- [Records to process]

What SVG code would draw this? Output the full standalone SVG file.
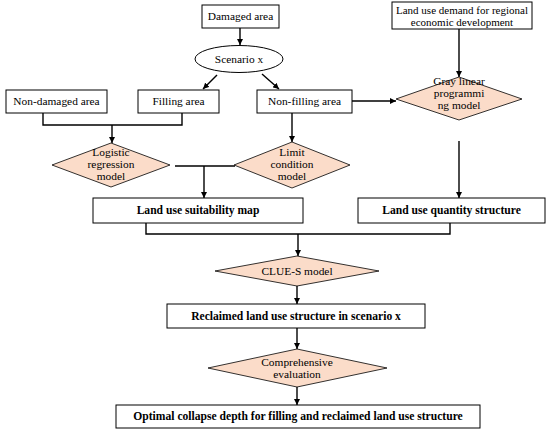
<svg xmlns="http://www.w3.org/2000/svg" width="550" height="434" viewBox="0 0 550 434">
<defs>
<marker id="ah" viewBox="0 0 10 10" refX="10" refY="5" markerWidth="6" markerHeight="6" markerUnits="userSpaceOnUse" orient="auto">
<path d="M0,0 L10,5 L0,10 z" fill="#000"/>
</marker>
<style>
.box{fill:#fff;stroke:#000;stroke-width:1}
.dia{fill:#FBDCC9;stroke:#000;stroke-width:0.8}
.t{font-family:"Liberation Serif","DejaVu Serif",serif;font-size:11.4px;fill:#000;text-anchor:middle}
.s{font-size:11px}
.b{font-weight:bold;font-size:11.6px}
.c{fill:none;stroke:#000;stroke-width:1.4}
.a{fill:none;stroke:#000;stroke-width:1.4;marker-end:url(#ah)}
</style>
</defs>
<rect width="550" height="434" fill="#fff"/>
<g id="connectors">
<line class="a" x1="240" y1="28" x2="240" y2="45"/>
<line class="a" x1="217" y1="75" x2="203" y2="89"/>
<line class="a" x1="262" y1="74" x2="279" y2="89"/>
<line class="a" x1="459" y1="29" x2="459" y2="77"/>
<line class="a" x1="352" y1="101" x2="396" y2="101"/>
<polyline class="c" points="43,113 43,125 182,125 182,113"/>
<line class="a" x1="112" y1="125" x2="112" y2="143"/>
<line class="a" x1="292" y1="113" x2="292" y2="142"/>
<line class="c" x1="175" y1="166" x2="235" y2="166"/>
<line class="a" x1="204" y1="166" x2="204" y2="198"/>
<line class="a" x1="459" y1="141" x2="459" y2="198"/>
<polyline class="c" points="146,223 146,234 450,234 450,223"/>
<line class="a" x1="298" y1="234" x2="298" y2="256"/>
<line class="a" x1="297" y1="286" x2="297" y2="304"/>
<line class="a" x1="297" y1="328" x2="297" y2="349"/>
<line class="a" x1="297" y1="387" x2="297" y2="405"/>
</g>
<g id="damaged"><rect class="box" x="202" y="5" width="77" height="23"/><text class="t" x="240.5" y="20">Damaged area</text></g>
<g id="scenario"><ellipse class="box" cx="239" cy="59" rx="44" ry="13.5"/><text class="t" x="239" y="63">Scenario x</text></g>
<g id="demand"><rect class="box" x="392" y="2" width="140" height="27"/><text class="t s" x="462" y="14">Land use demand for regional</text><text class="t s" x="462" y="26">economic development</text></g>
<g id="nondamaged"><rect class="box" x="6" y="90" width="101" height="23"/><text class="t" x="56.5" y="105">Non-damaged area</text></g>
<g id="filling"><rect class="box" x="138" y="90" width="81" height="23"/><text class="t" x="178.5" y="105">Filling area</text></g>
<g id="nonfilling"><rect class="box" x="257" y="90" width="95" height="23"/><text class="t" x="304.5" y="105">Non-filling area</text></g>
<g id="gray"><polygon class="dia" points="459,77 522,99 459,120 396,99"/><text class="t" x="459" y="85">Gray linear</text><text class="t" x="459" y="97">programmi</text><text class="t" x="459" y="109">ng model</text></g>
<g id="logistic"><polygon class="dia" points="111,143 170,165 111,187 52,165"/><text class="t" x="111" y="156">Logistic</text><text class="t" x="111" y="168">regression</text><text class="t" x="111" y="180">model</text></g>
<g id="limit"><polygon class="dia" points="292,142 350,165 292,188 234,165"/><text class="t" x="292" y="156">Limit</text><text class="t" x="292" y="168">condition</text><text class="t" x="292" y="180">model</text></g>
<g id="suitability"><rect class="box" x="93" y="198" width="210" height="25"/><text class="t b" x="198" y="214">Land use suitability map</text></g>
<g id="quantity"><rect class="box" x="358" y="198" width="187" height="25"/><text class="t b" x="451.5" y="214">Land use quantity structure</text></g>
<g id="clues"><polygon class="dia" points="297,256 379,271 297,286 215,271"/><text class="t" x="297" y="275">CLUE-S model</text></g>
<g id="reclaimed"><rect class="box" x="167" y="304" width="258" height="24"/><text class="t b" x="296" y="320">Reclaimed land use structure in scenario x</text></g>
<g id="comprehensive"><polygon class="dia" points="297,349 387,368 297,387 208,368"/><text class="t" x="297" y="366">Comprehensive</text><text class="t" x="297" y="378">evaluation</text></g>
<g id="optimal"><rect class="box" x="116" y="405" width="364" height="23"/><text class="t b" x="298" y="420">Optimal collapse depth for filling and reclaimed land use structure</text></g>
</svg>
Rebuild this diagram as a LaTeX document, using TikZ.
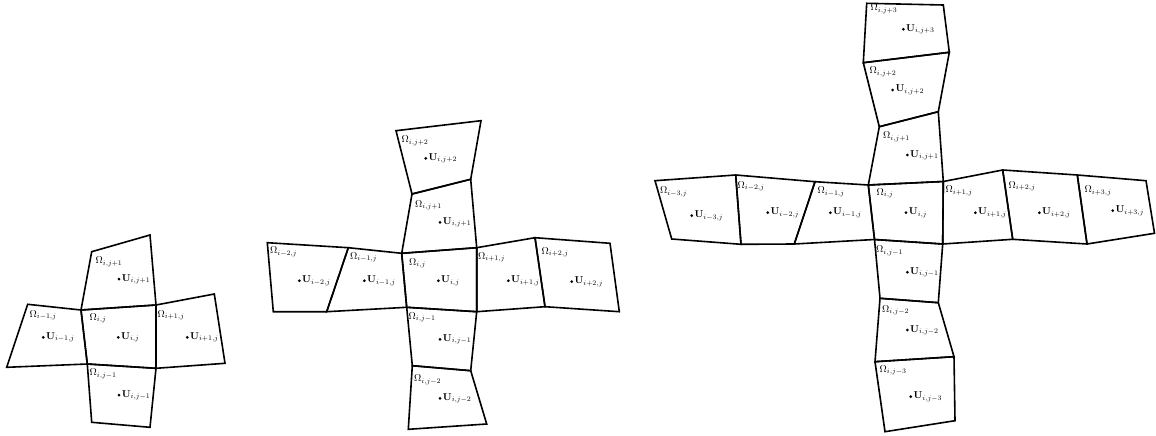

- [What you will do]
Omit the pictures and restate the rest of the records verbatim.

- [Solution for this exercise]
What SVG code would draw this? Output the full standalone SVG file.
<svg xmlns="http://www.w3.org/2000/svg" width="550" height="434" viewBox="0 0 550 434">
<defs>
<marker id="ah" viewBox="0 0 10 10" refX="10" refY="5" markerWidth="6" markerHeight="6" markerUnits="userSpaceOnUse" orient="auto">
<path d="M0,0 L10,5 L0,10 z" fill="#000"/>
</marker>
<style>
.box{fill:#fff;stroke:#000;stroke-width:1}
.dia{fill:#FBDCC9;stroke:#000;stroke-width:0.8}
.t{font-family:"Liberation Serif","DejaVu Serif",serif;font-size:11.4px;fill:#000;text-anchor:middle}
.s{font-size:11px}
.b{font-weight:bold;font-size:11.6px}
.c{fill:none;stroke:#000;stroke-width:1.4}
.a{fill:none;stroke:#000;stroke-width:1.4;marker-end:url(#ah)}
</style>
</defs>
<rect width="550" height="434" fill="#fff"/>
<g id="connectors">
<line class="a" x1="240" y1="28" x2="240" y2="45"/>
<line class="a" x1="217" y1="75" x2="203" y2="89"/>
<line class="a" x1="262" y1="74" x2="279" y2="89"/>
<line class="a" x1="459" y1="29" x2="459" y2="77"/>
<line class="a" x1="352" y1="101" x2="396" y2="101"/>
<polyline class="c" points="43,113 43,125 182,125 182,113"/>
<line class="a" x1="112" y1="125" x2="112" y2="143"/>
<line class="a" x1="292" y1="113" x2="292" y2="142"/>
<line class="c" x1="175" y1="166" x2="235" y2="166"/>
<line class="a" x1="204" y1="166" x2="204" y2="198"/>
<line class="a" x1="459" y1="141" x2="459" y2="198"/>
<polyline class="c" points="146,223 146,234 450,234 450,223"/>
<line class="a" x1="298" y1="234" x2="298" y2="256"/>
<line class="a" x1="297" y1="286" x2="297" y2="304"/>
<line class="a" x1="297" y1="328" x2="297" y2="349"/>
<line class="a" x1="297" y1="387" x2="297" y2="405"/>
</g>
<g id="damaged"><rect class="box" x="202" y="5" width="77" height="23"/><text class="t" x="240.5" y="20">Damaged area</text></g>
<g id="scenario"><ellipse class="box" cx="239" cy="59" rx="44" ry="13.5"/><text class="t" x="239" y="63">Scenario x</text></g>
<g id="demand"><rect class="box" x="392" y="2" width="140" height="27"/><text class="t s" x="462" y="14">Land use demand for regional</text><text class="t s" x="462" y="26">economic development</text></g>
<g id="nondamaged"><rect class="box" x="6" y="90" width="101" height="23"/><text class="t" x="56.5" y="105">Non-damaged area</text></g>
<g id="filling"><rect class="box" x="138" y="90" width="81" height="23"/><text class="t" x="178.5" y="105">Filling area</text></g>
<g id="nonfilling"><rect class="box" x="257" y="90" width="95" height="23"/><text class="t" x="304.5" y="105">Non-filling area</text></g>
<g id="gray"><polygon class="dia" points="459,77 522,99 459,120 396,99"/><text class="t" x="459" y="85">Gray linear</text><text class="t" x="459" y="97">programmi</text><text class="t" x="459" y="109">ng model</text></g>
<g id="logistic"><polygon class="dia" points="111,143 170,165 111,187 52,165"/><text class="t" x="111" y="156">Logistic</text><text class="t" x="111" y="168">regression</text><text class="t" x="111" y="180">model</text></g>
<g id="limit"><polygon class="dia" points="292,142 350,165 292,188 234,165"/><text class="t" x="292" y="156">Limit</text><text class="t" x="292" y="168">condition</text><text class="t" x="292" y="180">model</text></g>
<g id="suitability"><rect class="box" x="93" y="198" width="210" height="25"/><text class="t b" x="198" y="214">Land use suitability map</text></g>
<g id="quantity"><rect class="box" x="358" y="198" width="187" height="25"/><text class="t b" x="451.5" y="214">Land use quantity structure</text></g>
<g id="clues"><polygon class="dia" points="297,256 379,271 297,286 215,271"/><text class="t" x="297" y="275">CLUE-S model</text></g>
<g id="reclaimed"><rect class="box" x="167" y="304" width="258" height="24"/><text class="t b" x="296" y="320">Reclaimed land use structure in scenario x</text></g>
<g id="comprehensive"><polygon class="dia" points="297,349 387,368 297,387 208,368"/><text class="t" x="297" y="366">Comprehensive</text><text class="t" x="297" y="378">evaluation</text></g>
<g id="optimal"><rect class="box" x="116" y="405" width="364" height="23"/><text class="t b" x="298" y="420">Optimal collapse depth for filling and reclaimed land use structure</text></g>
</svg>
Rebuild this diagram as a LaTeX document, using TikZ.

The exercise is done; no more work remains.